Visually, too, the film is much more rewarding than its immediate predecessor. While the film still lacks the geographic diversity that blessed Fellowship of the Ring, it manages to avoid the muted tones and endless grasslands that dulled the visuals of the The Two Towers. There is a particularly good sequence as the beacons that serve as a link between Gondor and Rohan are lit, and the city of Minas Tirith – with its spectacularly designed upper levels – is one of the most spectacular locales in the trilogy. The real showstopper, however, is the final battle, which is everything the battle of Helm’s Deep should have been but wasn’t. Fought mostly in broad daylight, and with several ebbs and flows throughout the battle, it is much more dynamic than the showdown in the previous film.
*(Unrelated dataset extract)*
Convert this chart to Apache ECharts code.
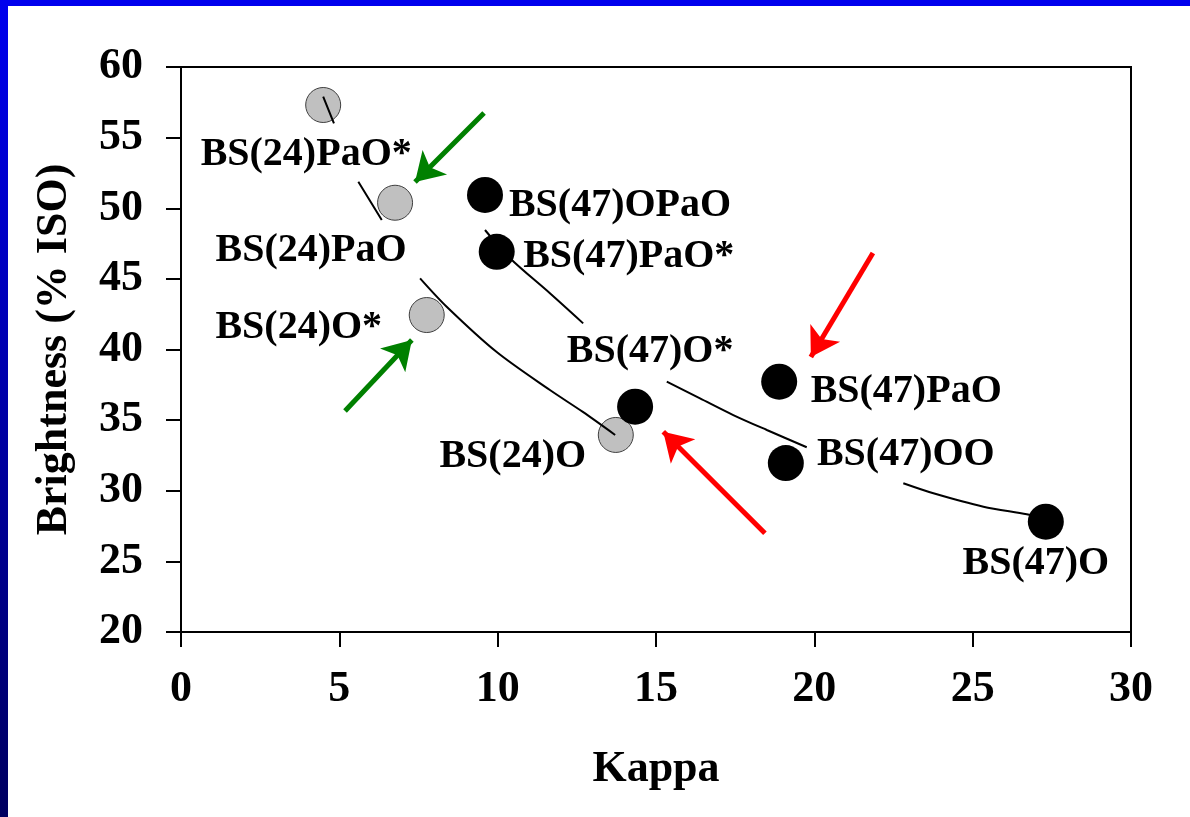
<!DOCTYPE html>
<html>
<head>
<meta charset="utf-8">
<script src="https://cdn.jsdelivr.net/npm/echarts@6/dist/echarts.min.js"></script>
<style>
  html, body { margin: 0; padding: 0; background: #fff; }
  #chart { width: 1190px; height: 817px; }
</style>
</head>
<body>
<div id="chart"></div>
<script>
// ---- data ----
const xTicks = [0, 5, 10, 15, 20, 25, 30];
const yTicks = [20, 25, 30, 35, 40, 45, 50, 55, 60];

const bs24Names = ['BS(24)PaO*', 'BS(24)PaO', 'BS(24)O*', 'BS(24)O'];
const bs24Kappa = [4.49, 6.76, 7.76, 13.73];
const bs24Bright = [57.31, 50.39, 42.44, 33.95];

const bs47Names = ['BS(47)OPaO', 'BS(47)PaO*', 'BS(47)O*', 'BS(47)PaO', 'BS(47)OO', 'BS(47)O'];
const bs47Kappa = [9.60, 9.97, 14.34, 18.89, 19.10, 27.31];
const bs47Bright = [50.94, 46.92, 35.95, 37.72, 31.96, 27.81];

// trend curves (visible pieces; '-' = gap where labels sit)
const trend24 = [[4.49, 57.90], [4.83, 56.01], '-', [5.60, 51.88], [6.34, 49.17], '-',
  [7.55, 45.04], [8.39, 43.03], [9.97, 39.82], [11.65, 37.13], [12.69, 35.58], [13.71, 33.95]];
const trend47 = [[9.60, 48.46], [10.39, 46.46], [11.65, 43.98], [12.70, 41.85], '-',
  [15.34, 37.72], [16.39, 36.54], [17.44, 35.36], [18.50, 34.30], [19.76, 33.08], '-',
  [22.81, 30.53], [23.76, 29.82], [25.34, 28.87], [26.71, 28.33], [27.13, 28.10]];

// annotation arrows [tail, tip]
const greenArrows = [[[9.57, 56.74], [7.39, 51.86]], [[5.18, 35.65], [7.29, 40.67]]];
const redArrows = [[[21.85, 46.83], [19.89, 39.47]], [[18.44, 26.99], [15.23, 34.18]]];

// ---- styling ----
const FONT = 'Liberation Serif';
const bs24Offsets = [[-17, 50], [-84, 48], [-128, 13], [-103, 22]];
const bs47Offsets = [[135, 11], [132, 5], [15, -55], [127, 10], [120, -8], [-10, 42]];

function pts(names, xs, ys, offs) {
  return names.map((n, i) => ({
    name: n, value: [xs[i], ys[i]],
    label: { offset: offs[i] }
  }));
}
function arrows(list, color) {
  return list.map(a => [
    { coord: a[0], lineStyle: { color: color, width: 5, type: 'solid', opacity: 1 } },
    { coord: a[1] }
  ]);
}

const chart = echarts.init(document.getElementById('chart'), null, { renderer: 'canvas' });
const labelStyle = {
  show: true, position: 'inside', formatter: '{b}',
  color: '#000', fontFamily: FONT, fontWeight: 'bold', fontSize: 40
};

chart.setOption({
  animation: false,
  backgroundColor: '#fff',
  graphic: [
    { type: 'rect', left: 0, top: 0, shape: { width: 1190, height: 6 }, style: { fill: '#0000ee' }, z: 100 },
    { type: 'rect', left: 0, top: 0, shape: { width: 8, height: 817 },
      style: { fill: new echarts.graphic.LinearGradient(0, 0, 0, 1, [
        { offset: 0, color: '#0000ee' }, { offset: 1, color: '#000060' }]) }, z: 100 }
  ],
  grid: { left: 181, right: 59, top: 67, bottom: 185, show: true, borderColor: '#000', borderWidth: 2,
          backgroundColor: 'transparent', outerBoundsMode: 'none' },
  xAxis: {
    type: 'value', min: xTicks[0], max: xTicks[xTicks.length - 1], interval: 5,
    name: 'Kappa', nameLocation: 'middle', nameGap: 116,
    nameTextStyle: { fontFamily: FONT, fontWeight: 'bold', fontSize: 44, color: '#000' },
    axisLine: { show: true, lineStyle: { color: '#000', width: 2 } },
    axisTick: { show: true, inside: false, length: 15, lineStyle: { color: '#000', width: 2 } },
    axisLabel: { margin: 36, fontFamily: FONT, fontWeight: 'bold', fontSize: 44, color: '#000' },
    splitLine: { show: false }
  },
  yAxis: {
    type: 'value', min: yTicks[0], max: yTicks[yTicks.length - 1], interval: 5,
    name: 'Brightness (% ISO)', nameLocation: 'middle', nameGap: 104,
    nameTextStyle: { fontFamily: FONT, fontWeight: 'bold', fontSize: 44, color: '#000' },
    axisLine: { show: true, lineStyle: { color: '#000', width: 2 } },
    axisTick: { show: true, inside: false, length: 15, lineStyle: { color: '#000', width: 2 } },
    axisLabel: { margin: 38, fontFamily: FONT, fontWeight: 'bold', fontSize: 44, color: '#000' },
    splitLine: { show: false }
  },
  series: [
    {
      type: 'scatter', name: 'BS(24)', z: 2, symbolSize: 35,
      itemStyle: { color: '#c0c0c0', borderColor: '#404040', borderWidth: 1, opacity: 1 },
      label: labelStyle,
      data: pts(bs24Names, bs24Kappa, bs24Bright, bs24Offsets)
    },
    {
      type: 'scatter', name: 'BS(47)', z: 2, symbolSize: 36,
      itemStyle: { color: '#000', opacity: 1 },
      label: labelStyle,
      data: pts(bs47Names, bs47Kappa, bs47Bright, bs47Offsets)
    },
    {
      type: 'line', z: 3, data: trend24, showSymbol: false, smooth: 0.3, connectNulls: false,
      lineStyle: { color: '#000', width: 2 }, silent: true
    },
    {
      type: 'line', z: 3, data: trend47, showSymbol: false, smooth: 0.3, connectNulls: false,
      lineStyle: { color: '#000', width: 2 }, silent: true
    },
    {
      type: 'line', z: 4, data: [], silent: true,
      markLine: {
        silent: true, symbol: ['none', 'arrow'], symbolSize: [26, 28],
        label: { show: false }, emphasis: { disabled: true },
        data: arrows(greenArrows, '#008000').concat(arrows(redArrows, '#ff0000'))
      }
    }
  ]
});
</script>
</body>
</html>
Just as exciting, but on a smaller scale, is Frodo and Sam’s assent of Mount Doom, and the final struggle as Frodo must cast the ring into the fire. The scene not only caps off Frodo’s quest, but it forms an apt conclusion to Gollum’s story.
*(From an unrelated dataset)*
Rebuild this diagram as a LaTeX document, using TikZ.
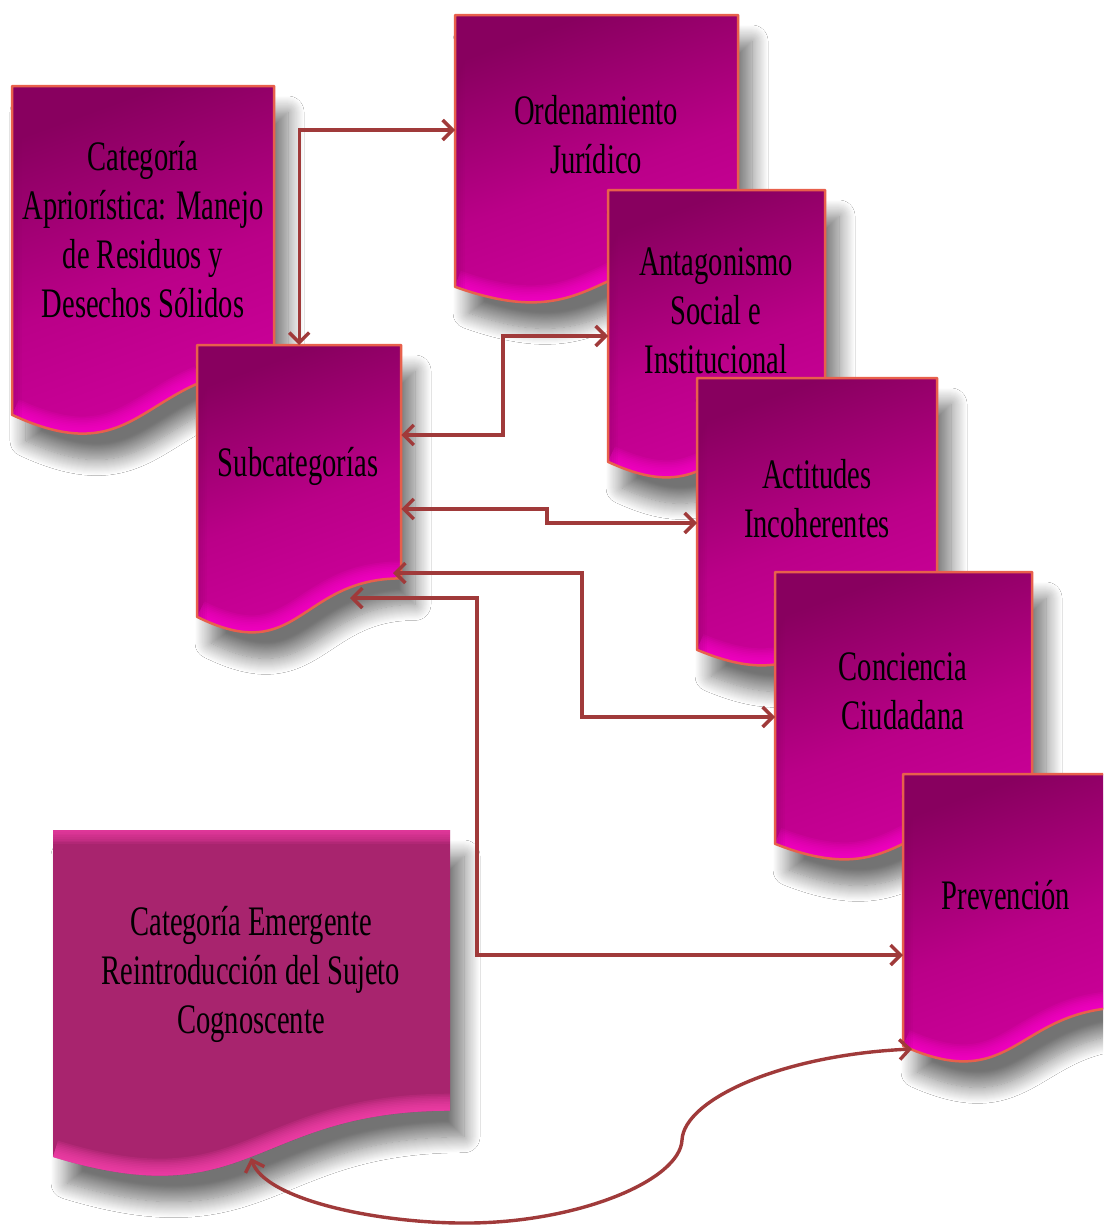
\documentclass[tikz,border=0pt]{standalone}
\usepackage{fontspec}
\setmainfont{Liberation Serif}[FakeStretch=0.68]
\usetikzlibrary{arrows.meta,shadows.blur,calc}
\definecolor{edgec}{HTML}{E8604C}
\definecolor{connc}{HTML}{A03A3A}
\definecolor{topc}{HTML}{88005F}
\definecolor{midc}{HTML}{BA0088}
\definecolor{botc}{HTML}{D200A0}
\definecolor{brightc}{HTML}{FF00D0}
\definecolor{emec}{HTML}{A8246E}
\definecolor{emebright}{HTML}{FF44B4}
\newcommand\docpath[4]{(#1,#2) -- ({#1+#3},#2) -- ({#1+#3},{#2+0.802*#4}) .. controls ({#1+0.5*#3},{#2+0.802*#4}) and ({#1+0.5*#3},{#2+1.108*#4}) .. (#1,{#2+0.934*#4}) -- cycle}
\newcommand\docwave[4]{({#1+#3},{#2+0.802*#4}) .. controls ({#1+0.5*#3},{#2+0.802*#4}) and ({#1+0.5*#3},{#2+1.108*#4}) .. (#1,{#2+0.934*#4})}
\tikzset{
  boxnode/.style={rectangle, draw=none, inner sep=0pt},
  shadowed/.style={blur shadow={shadow xshift=14pt, shadow yshift=-26pt, shadow blur radius=16pt, shadow blur steps=16, shadow opacity=55}},
  docfill/.style={shadowed, top color=topc, bottom color=botc, middle color=midc, shading angle=20},
  emefill/.style={shadowed, fill=emec},
  edge/.style={draw=edgec, line width=2.5pt, line join=round},
  txt/.style={align=center, inner sep=0pt, font=\fontsize{42}{49}\selectfont},
  conn/.style={draw=connc, line width=3.4pt, >={Straight Barb[length=10pt,width=20pt]}, <->},
}
\newcommand\glow[6]{% color, x, y, w, h, opacity per layer
  \foreach \i in {1,...,10} {\draw[line width={3.4*(11-\i)}, #1, opacity=#6] \docwave{#2}{#3}{#4}{#5};}
}
\newcommand\docbox[5]{%
  \node[boxnode, minimum width=#4, minimum height=#5, anchor=north west] (#1) at (#2,#3) {};
  \path[docfill] \docpath{#2}{#3}{#4}{#5};
  \begin{scope}
    \clip \docpath{#2}{#3}{#4}{#5};
    \glow{brightc}{#2}{#3}{#4}{#5}{0.13}
    \foreach \i in {1,...,5} {\draw[line width={4*(6-\i)}, topc, opacity=0.07] (#2,#3) -- ++(0,{0.95*#5});}
  \end{scope}
  \draw[edge] \docpath{#2}{#3}{#4}{#5};
}
\begin{document}
\begin{tikzpicture}[x=1pt,y=-1pt]
\useasboundingbox (0,0) rectangle (1103,1226);
\clip (0,0) rectangle (1103,1226);
\fill[white] (0,0) rectangle (1103,1226);

\docbox{cat}{12}{86}{262}{352}
\node[txt] (catT) at (143,230) {Categoría\\Apriorística: Manejo\\de Residuos y\\Desechos Sólidos};

\docbox{sub}{197}{345}{204}{291}
\node[txt] (subT) at (298,466) {Subcategorías};

\docbox{ord}{455}{15}{283}{291}
\node[txt] (ordT) at (596,135) {Ordenamiento\\Jurídico};

\docbox{ant}{608}{190}{217}{291}
\node[txt] (antT) at (716,311) {Antagonismo\\Social e\\Institucional};

\docbox{act}{697}{378}{240}{291}
\node[txt] (actT) at (817,499) {Actitudes\\Incoherentes};

\docbox{con}{775}{572}{257}{291}
\node[txt] (conT) at (903,691) {Conciencia\\Ciudadana};

\docbox{pre}{903}{774}{225}{291}
\node[txt] (preT) at (1006,895) {Prevención};

% emergent category
\node[boxnode, minimum width=397, minimum height=350, anchor=north west] (eme) at (53,830) {};
\path[emefill] \docpath{53}{830}{397}{350};
\begin{scope}
  \clip \docpath{53}{830}{397}{350};
  \glow{emebright}{53}{830}{397}{350}{0.14}
  \foreach \i in {1,...,8} {\draw[line width={3.5*(9-\i)}, emebright, opacity=0.12] (53,830) -- (450,830);}
\end{scope}
\node[txt] (emeT) at (251,974) {Categoría Emergente\\Reintroducción del Sujeto\\Cognoscente};

% connectors
\coordinate (subA) at (393,573);
\coordinate (subB) at (350,598);
\coordinate (emeb) at (251,1158);
\coordinate (preb) at (912,1049);
\draw[conn] (sub.north) |- (ord.west |- 0,130);
\draw[conn] (sub.east |- 0,435) -- (503,435) |- (ant.west |- 0,336);
\draw[conn] (sub.east |- 0,509) -- (547,509) |- (act.west |- 0,523);
\draw[conn] (subA) -- (582,573) |- (con.west |- 0,717);
\draw[conn] (subB) -- (477,598) |- (pre.west |- 0,955);
\draw[conn] (emeb) .. controls (265,1200) and (380,1224) .. (470,1223)
  .. controls (580,1222) and (680,1180) .. (682,1140)
  .. controls (684,1100) and (780,1055) .. (preb);
\end{tikzpicture}
\end{document}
As the trilogy draws to a close, its instructive to reflect on what an achievement Jackson has wrought. Despite my relatively cool feelings about the second film, the trilogy as a whole is truly an outstanding achievement. He has taken one of the most fanatically cherished stories ever written and managed to please most of its followers. He has distilled the best moments from the books and managed to eliminate many of their shortcomings. The film trilogy is also spectacularly successful on its own terms: as an action spectacle, as character drama, and simply as a journey through an unfamiliar but impeccably realised world. All this in difficult circumstances, making three expensive, massive films back to back (an endeavour that was itself epic in scope) without having helmed a large budget Hollywood blockbuster before. Perhaps most remarkably, he has managed to finish a trilogy with a bang, rather than a whimper: I can’t, offhand, think of another major franchise that has finished with a third installment as strong as this one.